[Start]

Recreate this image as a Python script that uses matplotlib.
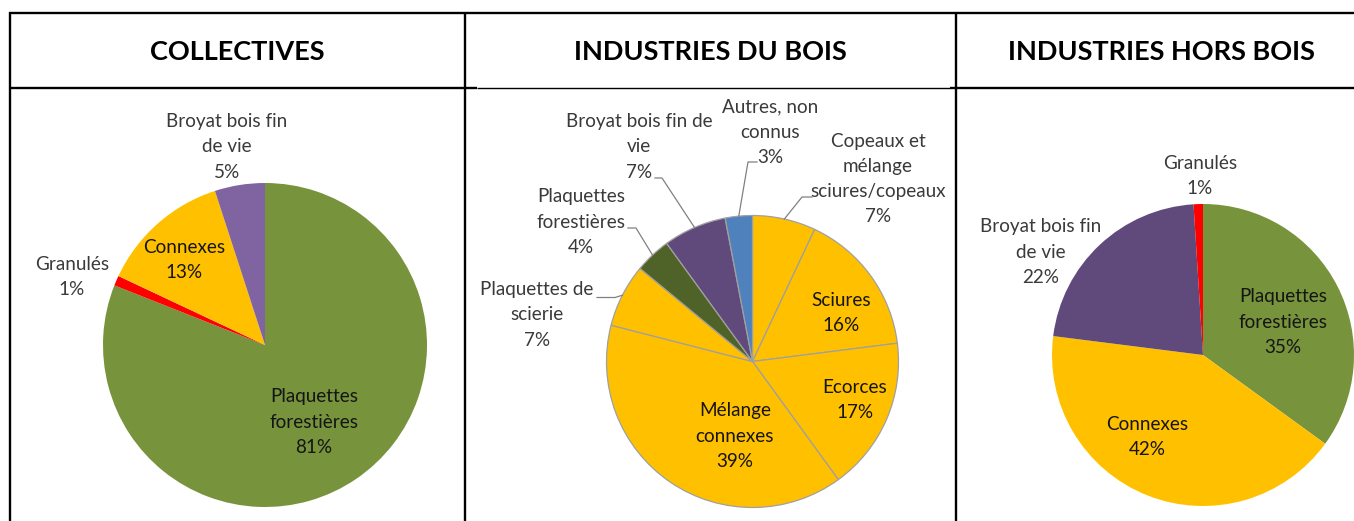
import matplotlib
matplotlib.use("Agg")
import matplotlib.pyplot as plt
from matplotlib.lines import Line2D
import numpy as np

plt.rcParams['font.family'] = ['Lato', 'DejaVu Sans']

# ---- data -------------------------------------------------------------
titles = ["COLLECTIVES", "INDUSTRIES DU BOIS", "INDUSTRIES HORS BOIS"]

coll_labels = ["Plaquettes\nforestières", "Granulés", "Connexes", "Broyat bois fin\nde vie"]
coll_values = [81, 1, 13, 5]

ind_labels = ["Copeaux et\nmélange\nsciures/copeaux", "Sciures", "Ecorces",
              "Mélange\nconnexes", "Plaquettes de\nscierie", "Plaquettes\nforestières",
              "Broyat bois fin de\nvie", "Autres, non\nconnus"]
ind_values = [7, 16, 17, 39, 7, 4, 7, 3]

hors_labels = ["Plaquettes\nforestières", "Connexes", "Broyat bois fin\nde vie", "Granulés"]
hors_values = [35, 42, 22, 1]

# ---- styling ----------------------------------------------------------
GREEN, RED, YELLOW = "#77933C", "#FF0000", "#FFC000"
PURPLE_L, PURPLE_D = "#8064A2", "#604A7B"
DKGREEN, BLUE = "#4F6228", "#4F81BD"

coll_colors = [GREEN, RED, YELLOW, PURPLE_L]
ind_colors = [YELLOW, YELLOW, YELLOW, YELLOW, YELLOW, DKGREEN, PURPLE_D, BLUE]
hors_colors = [GREEN, YELLOW, PURPLE_D, RED]

W, H = 1354, 521
fig = plt.figure(figsize=(W / 100, H / 100), dpi=100)
fig.patch.set_facecolor("white")


def fx(px):
    return px / W


def fy(py):
    return 1 - py / H


# ---- table frame ------------------------------------------------------
def hline(y, x0, x1, lw):
    fig.add_artist(Line2D([fx(x0), fx(x1)], [fy(y), fy(y)], color="black",
                          lw=lw, solid_capstyle="butt"))


def vline(x, y0, y1, lw):
    fig.add_artist(Line2D([fx(x), fx(x)], [fy(y0), fy(y1)], color="black",
                          lw=lw, solid_capstyle="butt"))


hline(12.5, 9, W, 1.7)
hline(88.5, 9, 477, 1.7)
hline(88.5, 477, 950, 1.0)
hline(88.5, 950, W, 1.7)
vline(10, 11.5, H, 1.7)
vline(464.5, 11.5, H, 1.7)
vline(956, 11.5, H, 1.7)

title_x = [237, 710, 1161]
for t, x in zip(titles, title_x):
    fig.text(fx(x), fy(51.5), t, ha="center", va="center", fontsize=19.5,
             fontweight="bold", color="black")

LABEL_KW = dict(fontsize=13.6, linespacing=1.58, ha="center", va="center",
                multialignment="center", clip_on=False)
OUT_COL = "#3a3a3a"
IN_COL = "#151515"


def make_pie(cx, cy, r, values, colors, edge):
    s = r + 2
    ax = fig.add_axes([fx(cx - s), fy(cy + s), 2 * s / W, 2 * s / H])
    ax.axis("off")
    if edge:
        wp = dict(edgecolor="#a0a0a0", linewidth=0.9)
    else:
        wp = dict(edgecolor="none", linewidth=0)
    wedges, _ = ax.pie(values, colors=colors, startangle=90, counterclock=False,
                       radius=1, wedgeprops=wp, frame=False)
    ax.set_xlim(-s / r, s / r)
    ax.set_ylim(-s / r, s / r)
    ax.set_aspect("auto")
    return ax, wedges


def put_label(ax, cx, cy, r, px, py, text, color):
    ax.text((px - cx) / r, (cy - py) / r, text, color=color, **LABEL_KW)


def leader(ax, cx, cy, r, wedge, p0, p1):
    mid = np.deg2rad((wedge.theta1 + wedge.theta2) / 2)
    xe, ye = np.cos(mid), np.sin(mid)
    xs = [(p0[0] - cx) / r, (p1[0] - cx) / r, xe]
    ys = [(cy - p0[1]) / r, (cy - p1[1]) / r, ye]
    ax.add_line(Line2D(xs, ys, color="#808080", lw=0.9, clip_on=False))


def pct(v):
    return f"{v}%"


# ---- COLLECTIVES ------------------------------------------------------
cx, cy, r = 265, 345, 162
ax1, w1 = make_pie(cx, cy, r, coll_values, coll_colors, edge=False)
pos1 = [(314, 422, IN_COL), (72, 277, OUT_COL), (184, 260, IN_COL), (227, 147, OUT_COL)]
for lab, v, (px, py, c) in zip(coll_labels, coll_values, pos1):
    put_label(ax1, cx, cy, r, px, py, f"{lab}\n{pct(v)}", c)

# ---- INDUSTRIES DU BOIS -----------------------------------------------
cx2, cy2, r2 = 752.5, 361.5, 146
ax2, w2 = make_pie(cx2, cy2, r2, ind_values, ind_colors, edge=True)
pos2 = [(878, 179, OUT_COL), (841, 313, IN_COL), (855, 400, IN_COL), (735, 436, IN_COL),
        (537, 315, OUT_COL), (581, 222, OUT_COL), (639, 147, OUT_COL), (770, 132, OUT_COL)]
for lab, v, (px, py, c) in zip(ind_labels, ind_values, pos2):
    put_label(ax2, cx2, cy2, r2, px, py, f"{lab}\n{pct(v)}", c)

# leader lines: (start at label, elbow) -> rim at slice middle
leaders2 = {0: ((812, 197), (802, 197)),
            4: ((597, 297.5), (615, 297.5)),
            5: ((628, 228), (636, 228)),
            6: ((655, 178), (662, 178)),
            7: ((757, 162), (748, 162))}
for i, (p0, p1) in leaders2.items():
    leader(ax2, cx2, cy2, r2, w2[i], p0, p1)

# ---- INDUSTRIES HORS BOIS ---------------------------------------------
cx3, cy3, r3 = 1203, 355, 151
ax3, w3 = make_pie(cx3, cy3, r3, hors_values, hors_colors, edge=False)
pos3 = [(1283, 322, IN_COL), (1147, 437, IN_COL), (1041, 252, OUT_COL), (1200, 176, OUT_COL)]
for lab, v, (px, py, c) in zip(hors_labels, hors_values, pos3):
    put_label(ax3, cx3, cy3, r3, px, py, f"{lab}\n{pct(v)}", c)

fig.savefig("out.png", dpi=100, facecolor="white")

[End]

GIVEN REQUEST: Write down every line from the opening of the listing to the line with "plt.rcParams['font.family'] = ['Lato', 'DejaVu", both included, and nothing else; the pictures are omitted.

SOLUTION FOR THIS PROBLEM:
Recreate this image as a Python script that uses matplotlib.
import matplotlib
matplotlib.use("Agg")
import matplotlib.pyplot as plt
from matplotlib.lines import Line2D
import numpy as np

plt.rcParams['font.family'] = ['Lato', 'DejaVu Sans']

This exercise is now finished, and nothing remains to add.